I can't speak to Anderson directly, but here's some other food for thought. California is generally more cumbersome than other states when it comes to taxes and filings. Even if you create a non-CA LLC, if you are managing the business from California, you will likely be deemed to be "doing business" in California and therefore likely subject to CA taxes. California charges a minimum tax of $800 a year per LLC, and more if you have gross receipts in excess of $250k. So, if you create an LLC in another state, you will likely need to register it as a foreign LLC in California and have it be publicly searchable, which may mitigate any benefits from other states. Though, this process will be the same for the other state (if you created a CA LLC you may need to register it as a foreign LLC in the state in which you are doing business/holding property). This means that you will probably need to pay registration and filing fees in at least 2 states if you don't buy CA property as a CA resident; if you buy CA property as a CA resident, you may only need to register in CA.

Be sure to tell your accountant that you may now need to file non-resident income tax returns in each state where you own property as well. CA taxes residents on worldwide income but may provide a credit for taxes paid to other states.
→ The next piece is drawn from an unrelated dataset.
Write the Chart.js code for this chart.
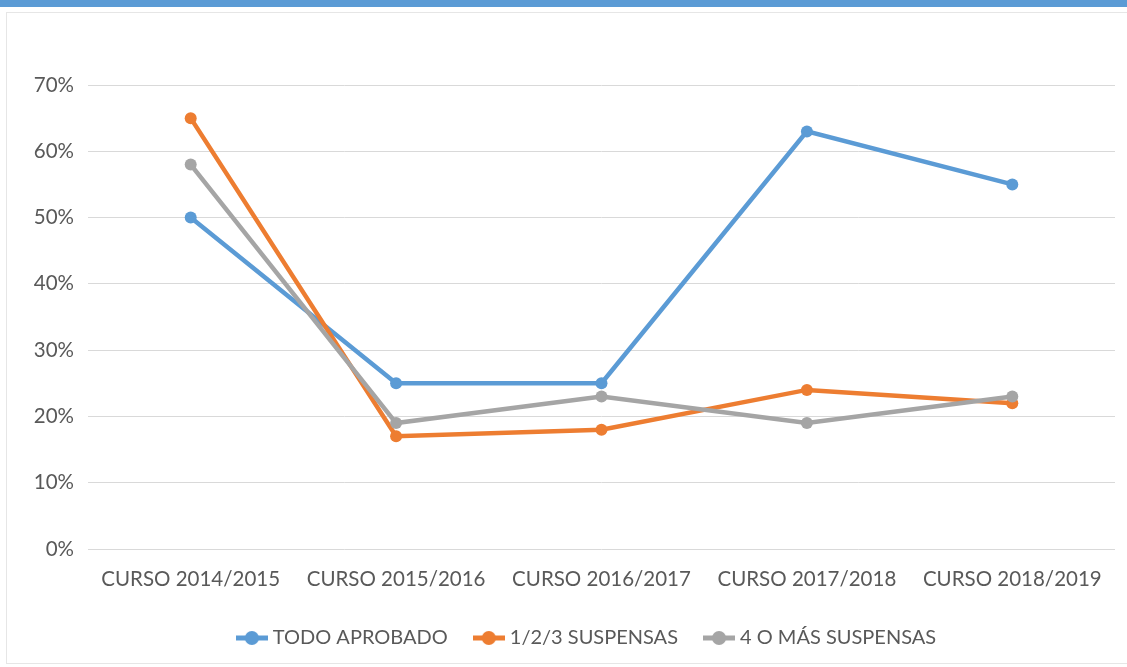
<!DOCTYPE html>
<html>
<head>
<meta charset="utf-8">
<script src="https://cdn.jsdelivr.net/npm/chart.js@4/dist/chart.umd.min.js"></script>
<style>
  html, body { margin: 0; padding: 0; background: #ffffff; }
  #wrap { position: relative; width: 1127px; height: 667px; overflow: hidden; }
  #topbar { position: absolute; left: 0; top: 0; width: 1127px; height: 7px; background: #5b9bd5; }
  #frame { position: absolute; left: 6px; top: 12px; width: 1130px; height: 652px; border: 1px solid #e6e6e6; box-sizing: border-box; }
  canvas { position: absolute; left: 0; top: 0; }
</style>
</head>
<body>
<div id="wrap">
  <div id="topbar"></div>
  <div id="frame"></div>
  <canvas id="c" width="1127" height="667"></canvas>
</div>
<script>
const categories = ["CURSO 2014/2015", "CURSO 2015/2016", "CURSO 2016/2017", "CURSO 2017/2018", "CURSO 2018/2019"];
const seriesNames = ["TODO APROBADO", "1/2/3 SUSPENSAS", "4 O MÁS SUSPENSAS"];
const todoAprobado = [50, 25, 25, 63, 55];
const suspensas123 = [65, 17, 18, 24, 22];
const suspensas4mas = [58, 19, 23, 19, 23];
const yTicks = [0, 10, 20, 30, 40, 50, 60, 70];
const colors = ["#5b9bd5", "#ed7d31", "#a5a5a5"];

function legendIcon(color) {
  const cv = document.createElement('canvas');
  cv.width = 32; cv.height = 16;
  const g = cv.getContext('2d');
  g.strokeStyle = color; g.lineWidth = 5;
  g.beginPath(); g.moveTo(0, 8); g.lineTo(32, 8); g.stroke();
  g.fillStyle = color;
  g.beginPath(); g.arc(16, 8, 7, 0, Math.PI * 2); g.fill();
  return cv;
}

const seriesData = [todoAprobado, suspensas123, suspensas4mas];
const datasets = seriesData.map((d, i) => ({
  label: seriesNames[i],
  data: d,
  borderColor: colors[i],
  backgroundColor: colors[i],
  borderWidth: 4.5,
  pointRadius: 6,
  pointHoverRadius: 6,
  pointBackgroundColor: colors[i],
  pointBorderWidth: 0,
  pointStyle: 'circle',
  tension: 0
})).reverse();

const font = { family: "Lato, 'Open Sans', sans-serif", size: 20.5 };
const legendFont = { family: "Lato, 'Open Sans', sans-serif", size: 20 };

const shiftLegend = {
  id: 'shiftLegend',
  afterLayout(chart) {
    chart.legend.left += 31;
    chart.legend.right += 31;
  }
};

new Chart(document.getElementById('c'), {
  type: 'line',
  data: { labels: categories, datasets: datasets },
  plugins: [shiftLegend],
  options: {
    responsive: false,
    animation: false,
    layout: { padding: { top: 85, right: 12, left: 0, bottom: 9 } },
    plugins: {
      tooltip: { enabled: false },
      legend: {
        position: 'bottom',
        reverse: true,
        labels: {
          color: '#595959',
          font: legendFont,
          usePointStyle: true,
          pointStyleWidth: 22,
          padding: 30,
          generateLabels(chart) {
            const items = Chart.defaults.plugins.legend.labels.generateLabels(chart);
            items.forEach(it => {
              const idx = seriesNames.indexOf(it.text);
              it.pointStyle = legendIcon(colors[idx]);
            });
            return items;
          }
        }
      }
    },
    scales: {
      x: {
        offset: true,
        grid: { display: false, drawTicks: false },
        border: { display: false },
        ticks: { color: '#595959', font: font, padding: 18, maxRotation: 0 },
        afterFit(axis) { axis.height = 49; }
      },
      y: {
        min: 0, max: 70,
        afterBuildTicks(axis) { axis.ticks = yTicks.map(v => ({ value: v })); },
        grid: { color: '#d9d9d9', lineWidth: 1, drawTicks: false },
        border: { display: false },
        ticks: { color: '#595959', font: font, padding: 14, callback: v => v + '%' },
        afterFit(axis) { axis.width = 88; }
      }
    }
  }
});
</script>
</body>
</html>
Most likely the state where the property is located is where lawsuits would be brought if they are something for personal injury like a trip and fall or something of that nature because the "cause of action" arose in that state. So even if you pick a state with stronger protections like WY or NV, the cause of action arose in the state where the tenant fell, so likely that the court where the accident happened would have jurisdiction. Of course, with all things, the answers to all these matters will depend on the circumstances. Again, the benefits of a non-CA LLC could be mitigated or lost.
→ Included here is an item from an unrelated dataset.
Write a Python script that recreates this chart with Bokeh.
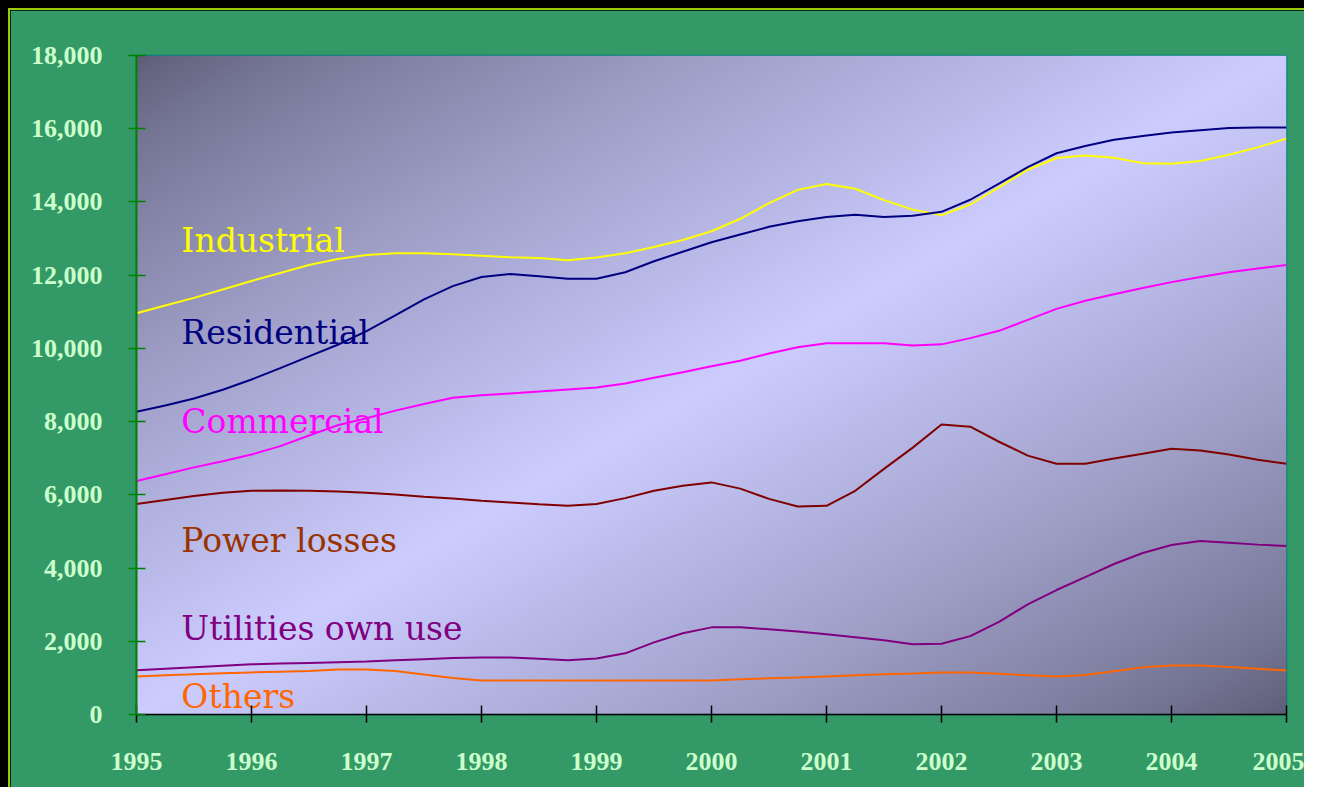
import numpy as np
from bokeh.plotting import figure
from bokeh.layouts import column
from bokeh.models import FixedTicker, NumeralTickFormatter, Range1d
from bokeh.embed import file_html
from bokeh.resources import INLINE
from bokeh.core.properties import value

# ---------------- data ----------------
years = [1995.00, 1995.25, 1995.50, 1995.75, 1996.00, 1996.25, 1996.50, 1996.75,
         1997.00, 1997.25, 1997.50, 1997.75, 1998.00, 1998.25, 1998.50, 1998.75,
         1999.00, 1999.25, 1999.50, 1999.75, 2000.00, 2000.25, 2000.50, 2000.75,
         2001.00, 2001.25, 2001.50, 2001.75, 2002.00, 2002.25, 2002.50, 2002.75,
         2003.00, 2003.25, 2003.50, 2003.75, 2004.00, 2004.25, 2004.50, 2004.75,
         2005.00]

industrial = [10960, 11170, 11380, 11610, 11840, 12060, 12280, 12440,
              12550, 12600, 12600, 12570, 12530, 12490, 12470, 12410,
              12480, 12600, 12770, 12960, 13200, 13540, 13970, 14330,
              14490, 14360, 14050, 13790, 13640, 13930, 14400, 14880,
              15200, 15270, 15210, 15060, 15040, 15120, 15290, 15490,
              15730]

residential = [8270, 8440, 8630, 8870, 9150, 9460, 9780, 10100,
               10470, 10900, 11340, 11700, 11950, 12030, 11970, 11900,
               11900, 12080, 12380, 12640, 12900, 13110, 13320, 13470,
               13590, 13650, 13590, 13620, 13730, 14060, 14500, 14950,
               15330, 15530, 15700, 15800, 15900, 15960, 16020, 16030,
               16030]

commercial = [6380, 6560, 6750, 6920, 7100, 7330, 7620, 7900,
              8090, 8300, 8480, 8650, 8720, 8770, 8820, 8880,
              8930, 9040, 9200, 9350, 9510, 9660, 9860, 10030,
              10140, 10140, 10140, 10080, 10110, 10280, 10480, 10780,
              11080, 11300, 11480, 11650, 11810, 11950, 12080, 12180,
              12280]

power_losses = [5750, 5860, 5970, 6060, 6110, 6120, 6110, 6090,
                6060, 6010, 5950, 5900, 5840, 5790, 5740, 5700,
                5750, 5910, 6110, 6250, 6340, 6170, 5890, 5680,
                5700, 6110, 6710, 7290, 7920, 7860, 7450, 7070,
                6850, 6850, 6990, 7120, 7260, 7210, 7100, 6960,
                6850]

utilities = [1210, 1250, 1290, 1330, 1370, 1390, 1410, 1430,
             1450, 1480, 1510, 1540, 1560, 1560, 1520, 1480,
             1530, 1670, 1970, 2220, 2380, 2380, 2330, 2270,
             2190, 2110, 2030, 1920, 1930, 2140, 2530, 3010,
             3400, 3750, 4110, 4410, 4630, 4740, 4690, 4640,
             4600]

others = [1040, 1070, 1100, 1130, 1150, 1170, 1190, 1230,
          1230, 1190, 1090, 1000, 930, 930, 930, 930,
          930, 930, 930, 930, 930, 960, 990, 1010,
          1040, 1070, 1100, 1120, 1150, 1150, 1110, 1070,
          1040, 1080, 1180, 1290, 1340, 1340, 1300, 1250,
          1200]

series_names = ["Industrial", "Residential", "Commercial",
                "Power losses", "Utilities own use", "Others"]
year_ticks = [1995, 1996, 1997, 1998, 1999, 2000, 2001, 2002, 2003, 2004, 2005]
value_ticks = [0, 2000, 4000, 6000, 8000, 10000, 12000, 14000, 16000, 18000]

# ---------------- styling ----------------
BG = "#339966"
TICK_TXT = "#CCFFCC"
line_colors = ["#FFFF00", "#000080", "#FF00FF", "#800000", "#800080", "#FF6600"]
label_colors = ["#FFFF00", "#000080", "#FF00FF", "#993300", "#800080", "#FF6600"]
label_y = [12960, 10440, 8000, 4740, 2360, 500]
label_x = 1995.39

p = figure(width=1294, height=777, frame_width=1148, frame_height=657,
           min_border_left=126, min_border_right=20,
           min_border_top=45, min_border_bottom=75,
           output_backend="svg", toolbar_location=None,
           x_range=Range1d(1995, 2005), y_range=Range1d(0, 18000))
p.background_fill_color = "#CCCCFF"
p.border_fill_color = BG
p.outline_line_color = "#008080"
p.outline_line_width = 1.5
p.xgrid.visible = False
p.ygrid.visible = False
p.styles = {"border-top": "2px solid #99CC00", "border-left": "2px solid #99CC00"}

# gradient background for the plot frame
H, W = 330, 574
xs = (np.arange(W) + 0.5) / W
yt = 1.0 - (np.arange(H) + 0.5) / H          # row 0 is the bottom
X, Y = np.meshgrid(xs, yt)
t = (X + Y) / 2.0
f = np.clip(1.0 - np.abs(2 * t - 1.0), 0, 1) ** 0.75
dark = np.array([92, 92, 118], dtype=float)
light = np.array([204, 204, 255], dtype=float)
rgb = dark[None, None, :] + (light - dark)[None, None, :] * f[..., None]
img = np.empty((H, W), dtype=np.uint32)
view = img.view(dtype=np.uint8).reshape((H, W, 4))
view[..., 0] = rgb[..., 0].astype(np.uint8)
view[..., 1] = rgb[..., 1].astype(np.uint8)
view[..., 2] = rgb[..., 2].astype(np.uint8)
view[..., 3] = 255
p.image_rgba(image=[img], x=1995, y=0, dw=10, dh=18000)

all_series = [industrial, residential, commercial, power_losses, utilities, others]
for vals, col in zip(all_series, line_colors):
    p.line(years, vals, line_color=col, line_width=2)

for name, col, ly in zip(series_names, label_colors, label_y):
    p.text(x=[label_x], y=[ly], text=[name], text_color=col,
           text_font=value("DejaVu Serif"), text_font_size="33px",
           text_baseline="alphabetic", text_align="left")

# axes
xa = p.xaxis[0]
xa.ticker = FixedTicker(ticks=year_ticks)
xa.formatter = NumeralTickFormatter(format="0")
xa.axis_line_color = "black"
xa.axis_line_width = 1.5
xa.major_tick_line_color = "black"
xa.major_tick_line_width = 1.5
xa.major_tick_in = 9
xa.major_tick_out = 8
xa.minor_tick_line_color = None
xa.major_label_text_font = "Liberation Serif"
xa.major_label_text_font_style = "bold"
xa.major_label_text_font_size = "26px"
xa.major_label_text_color = TICK_TXT
xa.major_label_standoff = 30

ya = p.yaxis[0]
ya.ticker = FixedTicker(ticks=value_ticks)
ya.formatter = NumeralTickFormatter(format="0,0")
ya.axis_line_color = "#008000"
ya.axis_line_width = 2
ya.major_tick_line_color = "#008000"
ya.major_tick_line_width = 1.5
ya.major_tick_in = 9
ya.major_tick_out = 8
ya.minor_tick_line_color = None
ya.major_label_text_font = "Liberation Serif"
ya.major_label_text_font_style = "bold"
ya.major_label_text_font_size = "26px"
ya.major_label_text_color = TICK_TXT
ya.major_label_standoff = 26

page = column(p, styles={"background-color": "black",
                         "padding-left": "8px", "padding-top": "8px"})

open("out.html", "w").write(file_html(page, INLINE))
California tends to have more laws on the books and requirements and restrictions that it can be a good idea to form a CA LLC for out of state property so that you as a CA resident are covered, and to try to have your contracts fall under the purview of CA courts. It also is helpful to have a California LLC in case you ever sell that property and move into another state so that you do not need to form a new LLC altogether with new operating agreement, just re-register in the new state as a new foreign LLC. Also, the state of formation is likely where internal disputes would be brought among LLC members, so if you and a partner and/or spouse live in CA, you probably want to arbitrate in CA if the two of you had a disagreement. But, that is not always the right answer and you should speak with someone familiar with your personal situation to get advice specific to you.

*This post is informational only and is not to be relied upon. Readers are advised to seek professional advice. This post does not create an attorney-client or CPA-client relationship.